Despite my inordinate concern with various esoteric phenomena thereof, I am totally disconnected from American culture. Like your grandpa accidentally watching I Heart Huckabees, I occasionally run across some expression of the national zeitgeist that seems all the more disturbing for having been going on this whole time without me. Such was my reaction to the existence of unboxing videos. They seem disgustingly alien yet also inevitable in retrospect, like when the dog gets a boner. I became familiar with the form through this video calling for its end, which does a nice job identifying the hallmarks of the genre.* A reviewer or civilian has just purchased an item of consumer electronics. He narrates the experience of opening the box, describing the packaging in minute detail. Then he observes the physical form of the product itself, suggesting the connection between that form and its socio-semiological significance—also known as its function. Then everyone lapses into the silence of despair. That last part is implied, but it’s the ultimate destination of pretty much every variation on the form.
Here is what I consider a pretty straight exemplar of the genre: an unboxing video for the HTC Incredible cell phone, a product which I personally own. Don’t buy it; the spellchecker is terrible, and will A) add any typo that you accidentally put a period after to the custom dictionary and B) automatically correct “grocery stor” to “grocery dyke.” It’s possible that the second problem is a manifestation of my habits with the first, but the point is that this is what unboxing videos are like. Note the fairly restrained but still palpable attention to packing materials, as well as the clearly unscripted commentary. Also, it is thirteen minutes long.
“Pretty sweet undercover, here,” our host notes, describing the phone’s battery housing. “It’s all red—kind of like Ferrari-colored.” When we finally bury the human spirit, that is what we should write on the tombstone. For host and viewer, red is the color of Ferraris—a poetic comparison that tells us something about the aesthetic of the form. The most striking feature of the unboxing video is the way that it presents products as emotional experiences— almost visceral ones. Unboxing stories are consciousness stories. They invite the viewer to observe the act of unboxing as if he were participating in the act of unboxing, as cathartic drama. In this way, they resemble their cousin in the internet age, pornography.
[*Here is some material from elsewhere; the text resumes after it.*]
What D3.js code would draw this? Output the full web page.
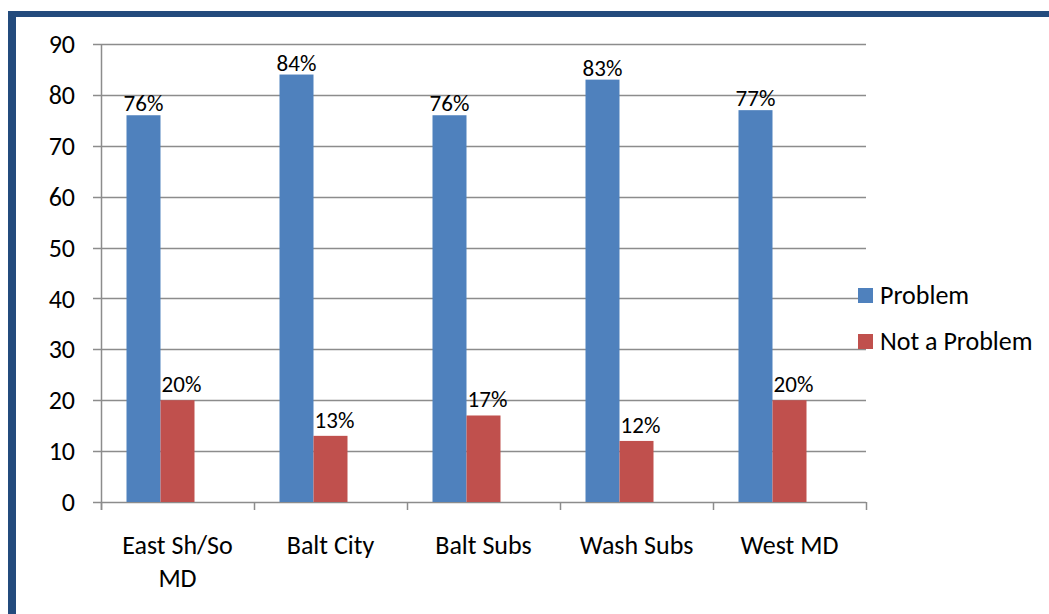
<!DOCTYPE html>
<html>
<head>
<meta charset="utf-8">
<script src="https://cdn.jsdelivr.net/npm/d3@7"></script>
<style>
  body { margin: 0; background: #fff; }
  text { font-family: Carlito, Lato, "Open Sans", sans-serif; fill: #000; }
</style>
</head>
<body>
<script>
// regions along the x axis (first entry wraps onto two lines)
const regions = [['East Sh/So', 'MD'], ['Balt City'], ['Balt Subs'], ['Wash Subs'], ['West MD']];
const seriesNames = ['Problem', 'Not a Problem'];
const problem = [76, 84, 76, 83, 77];
const notProblem = [20, 13, 17, 12, 20];
const yTicks = [0, 10, 20, 30, 40, 50, 60, 70, 80, 90];
const colors = ['#4f81bd', '#c0504d'];

const width = 1049, height = 614;
const svg = d3.select('body').append('svg')
  .attr('width', width)
  .attr('height', height);

// dark blue frame, clipped on the right and bottom
svg.append('rect')
  .attr('x', 11).attr('y', 14)
  .attr('width', width + 20).attr('height', height + 20)
  .attr('fill', 'none')
  .attr('stroke', '#234b7d')
  .attr('stroke-width', 6);
svg.append('rect')
  .attr('x', 8).attr('y', 11)
  .attr('width', 8).attr('height', height)
  .attr('fill', '#234b7d');

const plot = { left: 101, right: 866, top: 44, bottom: 502 };

const x = d3.scaleBand()
  .domain(d3.range(regions.length))
  .range([plot.left, plot.right]);

// the source chart reserves a third (empty) series slot, so bars sit left of centre
const slot = d3.scaleBand()
  .domain([0, 1, 2])
  .range([0, x.bandwidth()])
  .paddingOuter(0.75);

const y = d3.scaleLinear()
  .domain([0, 90])
  .range([plot.bottom, plot.top]);

const g = svg.append('g');

// gridlines
g.selectAll('line.grid')
  .data(yTicks)
  .join('line')
  .attr('class', 'grid')
  .attr('x1', plot.left - 8)
  .attr('x2', plot.right)
  .attr('y1', (d) => Math.round(y(d)) + 0.5)
  .attr('y2', (d) => Math.round(y(d)) + 0.5)
  .attr('stroke', '#8c8c8c')
  .attr('stroke-width', 1.5);

// y labels
g.selectAll('text.ytick')
  .data(yTicks)
  .join('text')
  .attr('class', 'ytick')
  .attr('x', 75)
  .attr('y', (d) => y(d))
  .attr('dy', '0.35em')
  .attr('text-anchor', 'end')
  .style('font-size', '26px')
  .text((d) => d);

// y axis line
g.append('line')
  .attr('x1', plot.left + 0.5).attr('x2', plot.left + 0.5)
  .attr('y1', plot.top).attr('y2', plot.bottom + 8)
  .attr('stroke', '#8c8c8c')
  .attr('stroke-width', 1.5);

// x ticks between categories
const xTickPos = d3.range(regions.length + 1).map((i) => plot.left + i * x.bandwidth());
g.selectAll('line.xtick')
  .data(xTickPos)
  .join('line')
  .attr('class', 'xtick')
  .attr('x1', (d) => Math.round(d) + 0.5)
  .attr('x2', (d) => Math.round(d) + 0.5)
  .attr('y1', plot.bottom)
  .attr('y2', plot.bottom + 8)
  .attr('stroke', '#8c8c8c')
  .attr('stroke-width', 1.5);

// bars
const barW = slot.bandwidth();
const series = [problem, notProblem];
series.forEach((vals, s) => {
  const bx = (i) => x(i) + slot(s);
  g.selectAll('rect.s' + s)
    .data(vals)
    .join('rect')
    .attr('class', 's' + s)
    .attr('x', (d, i) => bx(i))
    .attr('y', (d) => y(d))
    .attr('width', barW)
    .attr('height', (d) => y(0) - y(d))
    .attr('fill', colors[s]);

  g.selectAll('text.lab' + s)
    .data(vals)
    .join('text')
    .attr('class', 'lab' + s)
    .attr('x', (d, i) => bx(i) + barW / 2 + (s === 0 ? 0 : 4))
    .attr('y', (d) => y(d) - (s === 0 ? 4 : 8))
    .attr('text-anchor', 'middle')
    .style('font-size', '23px')
    .text((d) => d + '%');
});

// category labels
const cat = g.selectAll('text.cat')
  .data(regions)
  .join('text')
  .attr('class', 'cat')
  .attr('text-anchor', 'middle')
  .style('font-size', '26px')
  .attr('transform', (d, i) => `translate(${x(i) + x.bandwidth() / 2},554)`);
cat.selectAll('tspan')
  .data((d) => d)
  .join('tspan')
  .attr('x', 0)
  .attr('dy', (d, i) => (i === 0 ? 0 : 33))
  .text((d) => d);

// legend
const legend = svg.append('g')
  .selectAll('g')
  .data(seriesNames)
  .join('g')
  .attr('transform', (d, i) => `translate(858,${288 + i * 46})`);
legend.append('rect')
  .attr('width', 15).attr('height', 15)
  .attr('fill', (d, i) => colors[i]);
legend.append('text')
  .attr('x', 22).attr('y', 7)
  .attr('dy', '0.35em')
  .style('font-size', '26px')
  .text((d) => d);
</script>
</body>
</html>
I bet you can think of some ways that the man in this video does not resemble the people in pornography. It is quite possible that this shirtless endomorph has produced his unboxing video as a hoax, although my personal assessment of his speech and breathing patterns is that he is real. You know this man is actually this character, because his XBox is not in a living room but in his bedroom. Also, he is fascinated by the “collector’s edition” status of his product, going so far as to observe that the shrink wrap is hardly collector’s edition plastic. Of particular interest is the promotional book that comes with the game, printed as if it were a tome from a forgotten civilization: “It looks kind of worn out, but it’s actually just the paint job.”
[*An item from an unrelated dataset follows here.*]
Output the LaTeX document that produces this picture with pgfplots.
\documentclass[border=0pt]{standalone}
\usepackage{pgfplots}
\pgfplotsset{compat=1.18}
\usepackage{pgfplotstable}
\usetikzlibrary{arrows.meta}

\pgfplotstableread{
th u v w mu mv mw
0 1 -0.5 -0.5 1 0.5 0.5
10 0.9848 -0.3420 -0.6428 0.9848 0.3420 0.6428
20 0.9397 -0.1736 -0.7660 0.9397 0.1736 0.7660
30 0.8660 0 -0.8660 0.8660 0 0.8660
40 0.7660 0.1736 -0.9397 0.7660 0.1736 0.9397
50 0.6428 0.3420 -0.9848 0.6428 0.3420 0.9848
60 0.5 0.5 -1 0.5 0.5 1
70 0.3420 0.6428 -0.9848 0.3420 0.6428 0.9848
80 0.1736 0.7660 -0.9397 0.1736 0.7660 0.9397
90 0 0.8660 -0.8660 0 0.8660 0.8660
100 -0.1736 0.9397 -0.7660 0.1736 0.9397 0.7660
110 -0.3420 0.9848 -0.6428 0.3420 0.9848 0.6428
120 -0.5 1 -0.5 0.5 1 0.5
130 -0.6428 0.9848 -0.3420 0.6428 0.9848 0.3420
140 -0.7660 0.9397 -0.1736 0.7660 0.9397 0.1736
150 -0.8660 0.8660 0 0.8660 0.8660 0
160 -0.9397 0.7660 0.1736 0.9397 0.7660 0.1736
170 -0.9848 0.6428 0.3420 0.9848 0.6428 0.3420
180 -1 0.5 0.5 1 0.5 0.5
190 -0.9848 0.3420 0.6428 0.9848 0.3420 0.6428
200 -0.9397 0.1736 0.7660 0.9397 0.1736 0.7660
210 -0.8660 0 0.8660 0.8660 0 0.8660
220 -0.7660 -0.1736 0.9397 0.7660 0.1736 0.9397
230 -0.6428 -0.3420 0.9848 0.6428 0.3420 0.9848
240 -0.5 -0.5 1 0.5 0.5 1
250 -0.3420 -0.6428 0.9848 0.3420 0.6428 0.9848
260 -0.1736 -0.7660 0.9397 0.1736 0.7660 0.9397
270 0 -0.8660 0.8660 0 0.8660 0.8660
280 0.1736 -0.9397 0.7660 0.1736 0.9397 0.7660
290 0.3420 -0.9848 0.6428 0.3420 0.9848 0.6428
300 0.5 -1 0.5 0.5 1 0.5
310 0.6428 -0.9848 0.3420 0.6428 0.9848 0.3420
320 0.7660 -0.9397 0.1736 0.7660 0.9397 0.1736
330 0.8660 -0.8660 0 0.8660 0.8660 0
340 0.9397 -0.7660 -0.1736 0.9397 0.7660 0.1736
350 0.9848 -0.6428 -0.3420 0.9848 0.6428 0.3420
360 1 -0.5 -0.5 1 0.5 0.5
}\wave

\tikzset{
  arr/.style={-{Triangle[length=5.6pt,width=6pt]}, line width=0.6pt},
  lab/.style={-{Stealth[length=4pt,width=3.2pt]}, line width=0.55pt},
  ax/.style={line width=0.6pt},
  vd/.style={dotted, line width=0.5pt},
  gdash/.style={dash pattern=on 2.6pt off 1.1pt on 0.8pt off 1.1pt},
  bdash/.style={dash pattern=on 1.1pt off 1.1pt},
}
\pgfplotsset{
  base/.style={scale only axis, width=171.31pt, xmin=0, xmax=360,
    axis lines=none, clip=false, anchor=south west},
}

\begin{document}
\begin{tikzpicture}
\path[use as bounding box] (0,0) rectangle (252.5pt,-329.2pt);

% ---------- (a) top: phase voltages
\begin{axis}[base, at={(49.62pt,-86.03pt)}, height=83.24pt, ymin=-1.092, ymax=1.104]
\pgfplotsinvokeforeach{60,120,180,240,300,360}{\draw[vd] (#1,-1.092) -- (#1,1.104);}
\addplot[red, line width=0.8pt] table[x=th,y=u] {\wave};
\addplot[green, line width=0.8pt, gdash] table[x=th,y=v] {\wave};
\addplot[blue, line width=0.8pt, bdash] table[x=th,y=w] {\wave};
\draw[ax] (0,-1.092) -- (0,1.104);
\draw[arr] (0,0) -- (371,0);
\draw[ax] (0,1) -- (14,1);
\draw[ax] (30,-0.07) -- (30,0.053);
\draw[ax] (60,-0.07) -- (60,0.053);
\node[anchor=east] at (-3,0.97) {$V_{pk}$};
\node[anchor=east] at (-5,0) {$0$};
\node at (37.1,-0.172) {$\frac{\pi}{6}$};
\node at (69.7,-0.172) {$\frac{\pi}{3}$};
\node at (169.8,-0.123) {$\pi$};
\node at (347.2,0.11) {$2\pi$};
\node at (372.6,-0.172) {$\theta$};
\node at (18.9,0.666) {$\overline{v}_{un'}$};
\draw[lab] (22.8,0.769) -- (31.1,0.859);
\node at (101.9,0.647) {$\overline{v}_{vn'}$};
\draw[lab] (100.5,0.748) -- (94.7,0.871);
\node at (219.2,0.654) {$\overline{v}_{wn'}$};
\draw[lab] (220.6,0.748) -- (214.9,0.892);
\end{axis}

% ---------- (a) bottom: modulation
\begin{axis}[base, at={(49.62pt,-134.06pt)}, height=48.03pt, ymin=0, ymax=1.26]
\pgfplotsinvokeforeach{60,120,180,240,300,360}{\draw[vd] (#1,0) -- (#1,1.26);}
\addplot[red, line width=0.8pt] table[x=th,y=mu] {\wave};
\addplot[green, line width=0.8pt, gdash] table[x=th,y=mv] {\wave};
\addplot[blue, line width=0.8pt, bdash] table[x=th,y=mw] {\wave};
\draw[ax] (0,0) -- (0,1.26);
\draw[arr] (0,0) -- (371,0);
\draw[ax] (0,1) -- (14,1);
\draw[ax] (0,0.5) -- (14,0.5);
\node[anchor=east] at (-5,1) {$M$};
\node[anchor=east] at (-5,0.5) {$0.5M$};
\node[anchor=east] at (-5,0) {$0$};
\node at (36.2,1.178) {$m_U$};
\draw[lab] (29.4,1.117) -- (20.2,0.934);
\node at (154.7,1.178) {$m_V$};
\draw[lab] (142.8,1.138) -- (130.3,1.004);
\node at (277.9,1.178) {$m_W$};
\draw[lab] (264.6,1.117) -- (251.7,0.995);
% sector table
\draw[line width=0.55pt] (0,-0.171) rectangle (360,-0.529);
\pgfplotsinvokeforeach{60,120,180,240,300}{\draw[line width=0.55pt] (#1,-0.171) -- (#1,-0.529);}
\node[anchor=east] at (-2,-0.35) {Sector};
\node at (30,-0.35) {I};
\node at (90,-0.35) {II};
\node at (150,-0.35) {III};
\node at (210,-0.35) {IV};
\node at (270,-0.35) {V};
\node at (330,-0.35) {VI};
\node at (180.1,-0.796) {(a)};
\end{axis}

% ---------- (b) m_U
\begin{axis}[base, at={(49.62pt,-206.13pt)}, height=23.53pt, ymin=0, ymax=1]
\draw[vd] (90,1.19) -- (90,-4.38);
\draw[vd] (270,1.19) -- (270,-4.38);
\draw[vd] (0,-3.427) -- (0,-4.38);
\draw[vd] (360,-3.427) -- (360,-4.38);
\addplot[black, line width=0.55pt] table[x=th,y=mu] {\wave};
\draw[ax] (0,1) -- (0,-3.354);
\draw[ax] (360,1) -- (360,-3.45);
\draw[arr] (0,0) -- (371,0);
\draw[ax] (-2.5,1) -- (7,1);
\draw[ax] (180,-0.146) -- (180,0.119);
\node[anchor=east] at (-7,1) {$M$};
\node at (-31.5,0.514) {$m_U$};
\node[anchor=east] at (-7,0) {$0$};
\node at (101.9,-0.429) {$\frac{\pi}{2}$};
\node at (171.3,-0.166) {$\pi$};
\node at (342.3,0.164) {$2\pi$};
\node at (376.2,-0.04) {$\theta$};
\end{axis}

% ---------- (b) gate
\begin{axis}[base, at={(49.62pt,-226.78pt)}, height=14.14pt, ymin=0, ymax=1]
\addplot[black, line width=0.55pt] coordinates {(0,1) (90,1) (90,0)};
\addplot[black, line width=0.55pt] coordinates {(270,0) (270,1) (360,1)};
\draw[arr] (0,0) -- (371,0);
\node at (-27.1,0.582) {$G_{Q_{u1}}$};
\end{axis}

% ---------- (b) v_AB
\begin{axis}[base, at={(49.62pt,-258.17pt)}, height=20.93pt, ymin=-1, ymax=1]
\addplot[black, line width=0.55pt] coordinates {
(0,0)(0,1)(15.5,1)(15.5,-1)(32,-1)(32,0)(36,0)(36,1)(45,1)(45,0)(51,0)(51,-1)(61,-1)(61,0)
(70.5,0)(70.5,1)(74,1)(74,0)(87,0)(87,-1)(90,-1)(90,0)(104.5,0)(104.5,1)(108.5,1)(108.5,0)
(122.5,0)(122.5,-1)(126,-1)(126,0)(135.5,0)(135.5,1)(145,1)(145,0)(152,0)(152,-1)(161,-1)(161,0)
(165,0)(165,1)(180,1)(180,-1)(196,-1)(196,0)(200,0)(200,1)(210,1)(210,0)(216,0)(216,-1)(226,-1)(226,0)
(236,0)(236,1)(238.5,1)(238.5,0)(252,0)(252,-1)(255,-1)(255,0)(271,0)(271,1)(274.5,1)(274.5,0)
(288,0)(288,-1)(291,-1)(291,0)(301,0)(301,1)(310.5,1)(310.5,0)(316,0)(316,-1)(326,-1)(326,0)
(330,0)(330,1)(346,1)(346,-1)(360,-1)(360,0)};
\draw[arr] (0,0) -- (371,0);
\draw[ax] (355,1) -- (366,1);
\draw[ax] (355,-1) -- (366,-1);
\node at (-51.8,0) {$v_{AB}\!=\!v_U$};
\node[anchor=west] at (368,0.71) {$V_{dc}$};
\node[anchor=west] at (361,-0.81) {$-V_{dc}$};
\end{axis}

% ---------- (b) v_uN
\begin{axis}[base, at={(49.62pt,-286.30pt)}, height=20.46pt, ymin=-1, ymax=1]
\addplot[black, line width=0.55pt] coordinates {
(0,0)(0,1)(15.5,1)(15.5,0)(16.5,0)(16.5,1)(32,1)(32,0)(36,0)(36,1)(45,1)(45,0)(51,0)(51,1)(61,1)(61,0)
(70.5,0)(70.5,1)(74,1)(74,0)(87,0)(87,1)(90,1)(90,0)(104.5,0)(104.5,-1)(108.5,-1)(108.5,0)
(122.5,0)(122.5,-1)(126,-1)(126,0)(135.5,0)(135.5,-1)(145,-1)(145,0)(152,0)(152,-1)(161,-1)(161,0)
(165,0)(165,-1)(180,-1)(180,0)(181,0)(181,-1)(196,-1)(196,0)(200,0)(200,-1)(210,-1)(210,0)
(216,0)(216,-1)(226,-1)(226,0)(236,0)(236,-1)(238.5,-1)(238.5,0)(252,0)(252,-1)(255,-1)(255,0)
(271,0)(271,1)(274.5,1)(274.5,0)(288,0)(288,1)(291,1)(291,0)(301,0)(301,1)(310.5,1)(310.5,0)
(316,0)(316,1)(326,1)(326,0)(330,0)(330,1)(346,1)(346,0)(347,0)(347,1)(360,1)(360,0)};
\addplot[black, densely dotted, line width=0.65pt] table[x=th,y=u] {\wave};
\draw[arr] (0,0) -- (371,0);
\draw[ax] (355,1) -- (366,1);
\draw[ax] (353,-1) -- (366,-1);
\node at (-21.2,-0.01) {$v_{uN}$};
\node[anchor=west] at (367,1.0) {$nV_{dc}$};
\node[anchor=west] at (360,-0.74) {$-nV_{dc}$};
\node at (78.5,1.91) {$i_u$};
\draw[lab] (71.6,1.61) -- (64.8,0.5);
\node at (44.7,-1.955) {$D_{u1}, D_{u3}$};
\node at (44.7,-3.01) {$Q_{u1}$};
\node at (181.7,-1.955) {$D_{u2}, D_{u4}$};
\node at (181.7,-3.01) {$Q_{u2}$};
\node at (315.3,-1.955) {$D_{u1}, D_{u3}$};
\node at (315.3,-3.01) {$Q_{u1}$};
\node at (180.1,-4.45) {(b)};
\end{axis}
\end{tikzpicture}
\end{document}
That sense of the historical value of consumer products seems to be a universal subtext in unboxing videos. Paradoxically, it is both reinforced and undercut by a reverent appreciation for care, as captured in this 24-minute epic. Seriously, this video of a man opening a decade-old computer he bought on eBay is longer than the Mr. Plow episode of The Simpsons. Our likable narrator seems genuinely touched by the effort that “Derek” invested in packaging his purchase, and his satisfaction—like his borderline-unhealthy love of Apple products—suggests something poignant about the unboxing phenomenon.
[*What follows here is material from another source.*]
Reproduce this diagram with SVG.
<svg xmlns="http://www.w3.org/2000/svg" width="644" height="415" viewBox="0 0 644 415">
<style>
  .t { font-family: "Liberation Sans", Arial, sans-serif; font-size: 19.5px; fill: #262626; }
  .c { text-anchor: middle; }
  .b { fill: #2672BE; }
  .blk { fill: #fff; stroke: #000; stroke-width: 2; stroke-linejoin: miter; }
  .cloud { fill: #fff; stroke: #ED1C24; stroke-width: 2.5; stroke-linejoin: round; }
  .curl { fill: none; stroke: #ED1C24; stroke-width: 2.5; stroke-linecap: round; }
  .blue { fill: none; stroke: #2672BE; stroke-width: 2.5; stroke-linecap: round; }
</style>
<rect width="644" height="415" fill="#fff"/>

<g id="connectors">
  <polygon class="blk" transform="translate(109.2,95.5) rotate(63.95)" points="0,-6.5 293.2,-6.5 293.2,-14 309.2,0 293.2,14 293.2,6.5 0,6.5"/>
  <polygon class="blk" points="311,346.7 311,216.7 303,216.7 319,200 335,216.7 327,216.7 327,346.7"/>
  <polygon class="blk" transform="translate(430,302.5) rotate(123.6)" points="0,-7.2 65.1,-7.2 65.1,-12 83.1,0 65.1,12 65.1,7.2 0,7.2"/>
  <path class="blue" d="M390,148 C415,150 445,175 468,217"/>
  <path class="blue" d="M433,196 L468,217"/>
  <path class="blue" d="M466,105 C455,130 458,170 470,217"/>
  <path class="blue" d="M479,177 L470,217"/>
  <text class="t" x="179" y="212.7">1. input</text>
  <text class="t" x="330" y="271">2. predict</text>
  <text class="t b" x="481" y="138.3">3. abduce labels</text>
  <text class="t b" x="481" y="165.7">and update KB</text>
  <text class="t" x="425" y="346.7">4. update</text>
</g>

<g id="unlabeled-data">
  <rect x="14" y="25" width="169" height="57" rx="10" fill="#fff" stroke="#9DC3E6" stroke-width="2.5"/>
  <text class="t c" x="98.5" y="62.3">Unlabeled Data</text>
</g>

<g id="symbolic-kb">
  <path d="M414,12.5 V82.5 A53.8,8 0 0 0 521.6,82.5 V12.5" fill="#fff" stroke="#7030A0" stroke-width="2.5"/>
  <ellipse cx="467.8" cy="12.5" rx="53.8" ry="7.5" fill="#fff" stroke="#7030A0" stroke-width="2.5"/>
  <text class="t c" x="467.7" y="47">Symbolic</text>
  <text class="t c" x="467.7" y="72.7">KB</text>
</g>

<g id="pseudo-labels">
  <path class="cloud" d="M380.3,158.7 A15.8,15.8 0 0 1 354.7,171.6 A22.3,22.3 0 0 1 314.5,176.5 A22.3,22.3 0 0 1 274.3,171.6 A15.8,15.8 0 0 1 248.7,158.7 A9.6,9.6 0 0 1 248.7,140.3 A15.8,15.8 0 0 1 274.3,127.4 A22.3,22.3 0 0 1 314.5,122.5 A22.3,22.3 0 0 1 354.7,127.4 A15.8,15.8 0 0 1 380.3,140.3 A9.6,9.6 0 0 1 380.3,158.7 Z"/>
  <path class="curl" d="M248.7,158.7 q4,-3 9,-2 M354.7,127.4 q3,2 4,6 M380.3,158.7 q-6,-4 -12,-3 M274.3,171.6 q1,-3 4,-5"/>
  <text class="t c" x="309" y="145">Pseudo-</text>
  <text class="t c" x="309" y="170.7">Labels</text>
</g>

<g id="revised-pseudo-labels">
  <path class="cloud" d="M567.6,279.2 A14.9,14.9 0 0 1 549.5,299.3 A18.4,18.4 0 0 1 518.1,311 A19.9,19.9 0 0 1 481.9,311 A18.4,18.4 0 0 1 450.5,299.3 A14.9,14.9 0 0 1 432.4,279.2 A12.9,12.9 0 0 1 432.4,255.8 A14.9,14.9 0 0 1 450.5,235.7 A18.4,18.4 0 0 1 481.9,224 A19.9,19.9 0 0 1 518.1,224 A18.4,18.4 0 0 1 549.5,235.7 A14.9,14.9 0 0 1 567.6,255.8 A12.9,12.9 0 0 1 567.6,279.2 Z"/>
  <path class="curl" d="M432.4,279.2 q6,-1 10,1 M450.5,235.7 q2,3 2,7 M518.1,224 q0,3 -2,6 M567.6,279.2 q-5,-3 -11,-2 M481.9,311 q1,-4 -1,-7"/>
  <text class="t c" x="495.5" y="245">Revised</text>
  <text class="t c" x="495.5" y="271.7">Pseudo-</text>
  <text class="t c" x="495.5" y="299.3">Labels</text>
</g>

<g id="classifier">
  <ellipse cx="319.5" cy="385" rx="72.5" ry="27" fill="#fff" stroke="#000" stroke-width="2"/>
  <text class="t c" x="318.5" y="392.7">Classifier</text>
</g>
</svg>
Clearly, unboxing videos are gross because they offer too much reverence to consumer products. You shouldn’t make a narrated video of you opening your cell phone because your cell phone is spiritually and emotionally inert. The box is empty, so to speak. Yet the comical respect that characterizes such videos suggests a fundamental longing. We have applied our home cameras to videos of ourselves opening home cameras because we want this consumer culture to be meaningful. Like the probably unhappy owner of collector’s edition Fallout: New Vegas, we want our pursuit of tacos and Best Buy to be a spiritual experience. We want it to be a life, even as a series of disposable plastic envelopes reminds us that it’s not. That’s a sad state of affairs, but it’s good people in it. The unboxing video is a document of a culture excitedly opening up and wishing it found something better.